937 from .io import to_csv
--> 938 return to_csv(self, filename, **kwargs)
939
940 def to_delayed(self):
/home/mspra/anaconda2/lib/python2.7/site-packages/dask/dataframe/io/csv.pyc in to_csv(df, filename, name_function, compression, compute, get, **kwargs)
411 if compute:
412 from dask import compute
--> 413 compute(*values, get=get)
414 else:
415 return values
/home/mspra/anaconda2/lib/python2.7/site-packages/dask/base.pyc in compute(*args, **kwargs)
177 dsk = merge(var.dask for var in variables)
178 keys = [var._keys() for var in variables]
--> 179 results = get(dsk, keys, **kwargs)
180
181 results_iter = iter(results)
/home/mspra/anaconda2/lib/python2.7/site-packages/dask/threaded.pyc in get(dsk, result, cache, num_workers, **kwargs)
74 results = get_async(pool.apply_async, len(pool._pool), dsk, result,
75 cache=cache, get_id=_thread_get_id,
---> 76 **kwargs)
77
78 # Cleanup pools associated to dead threads
/home/mspra/anaconda2/lib/python2.7/site-packages/dask/async.pyc in get_async(apply_async, num_workers, dsk, result, cache, get_id, raise_on_exception, rerun_exceptions_locally, callbacks, dumps, loads, **kwargs)
491 _execute_task(task, data) # Re-execute locally
492 else:
--> 493 raise(remote_exception(res, tb))
494 state['cache'][key] = res
495 finish_task(dsk, key, state, results, keyorder.get)
**ValueError: invalid literal for long() with base 10: 'total_qty'**
Traceback
---------
File "/home/mspra/anaconda2/lib/python2.7/site-packages/dask/async.py", line 268, in execute_task
result = _execute_task(task, data)
File "/home/mspra/anaconda2/lib/python2.7/site-packages/dask/async.py", line 249, in _execute_task
return func(*args2)
File "/home/mspra/anaconda2/lib/python2.7/site-packages/dask/dataframe/io/csv.py", line 55, in pandas_read_text
coerce_dtypes(df, dtypes)
File "/home/mspra/anaconda2/lib/python2.7/site-packages/dask/dataframe/io/csv.py", line 83, in coerce_dtypes
df[c] = df[c].astype(dtypes[c])
File "/home/mspra/anaconda2/lib/python2.7/site-packages/pandas/core/generic.py", line 3054, in astype
raise_on_error=raise_on_error, **kwargs)
File "/home/mspra/anaconda2/lib/python2.7/site-packages/pandas/core/internals.py", line 3189, in astype
return self.apply('astype', dtype=dtype, **kwargs)
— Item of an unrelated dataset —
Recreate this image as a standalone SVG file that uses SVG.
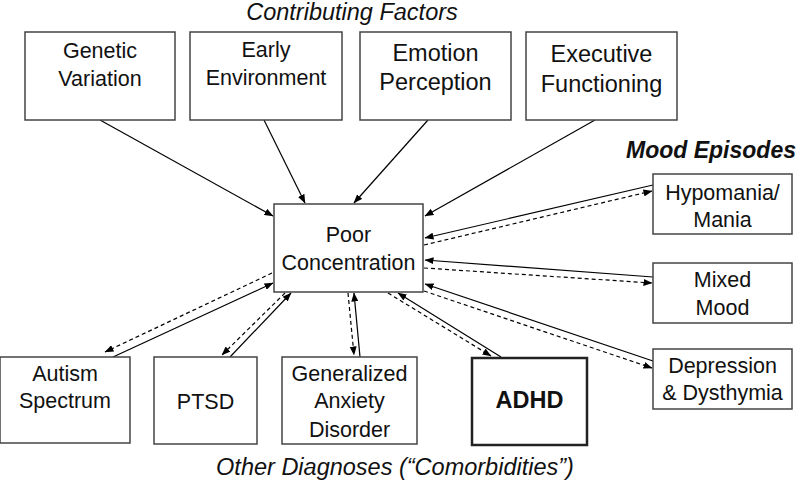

File "/home/mspra/anaconda2/lib/python2.7/site-packages/pandas/core/internals.py", line 3056, in apply
applied = getattr(b, f)(**kwargs)
File "/home/mspra/anaconda2/lib/python2.7/site-packages/pandas/core/internals.py", line 461, in astype
values=values, **kwargs)
File "/home/mspra/anaconda2/lib/python2.7/site-packages/pandas/core/internals.py", line 504, in _astype
values = _astype_nansafe(values.ravel(), dtype, copy=True)
File "/home/mspra/anaconda2/lib/python2.7/site-packages/pandas/types/cast.py", line 534, in _astype_nansafe
return lib.astype_intsafe(arr.ravel(), dtype).reshape(arr.shape)
File "pandas/lib.pyx", line 980, in pandas.lib.astype_intsafe (pandas/lib.c:17409)
File "pandas/src/util.pxd", line 93, in util.set_value_at_unsafe (pandas/lib.c:72777)
I have a couple of questions:
1) First of all this export was working fine on Friday, it spit out 100 csv files ( since it has 100 partitions), which I later aggregated. So what is wrong today -- anything from the error log?
2) May be this question is for the creators of this package, what is the most time-efficient way to get a csv extract out of a dask dataframe of this size, since it was taking about 1.5 to 2 hrs, the last time it was working.
I'm not using dask distributed and this is on single core of a linux cluster.
This error likely has little to do with to_csv and more to do with something else in your computation. The call to df.to_csv was just the first time you forced the computation to roll through all of the data.
Given the error I actually suspect that this is failing in read_csv. Dask.dataframe read the first few hundred kilobytes of your first file to guess at the datatypes, but it seems to have guessed incorrectly. You might want to try specifying dtypes explicitly in the read_csv call.
In regards to the second question about writing to CSV quickly, my first answer would be "use Parquet or HDF5 instead". They're much faster and more accurate in almost every respect.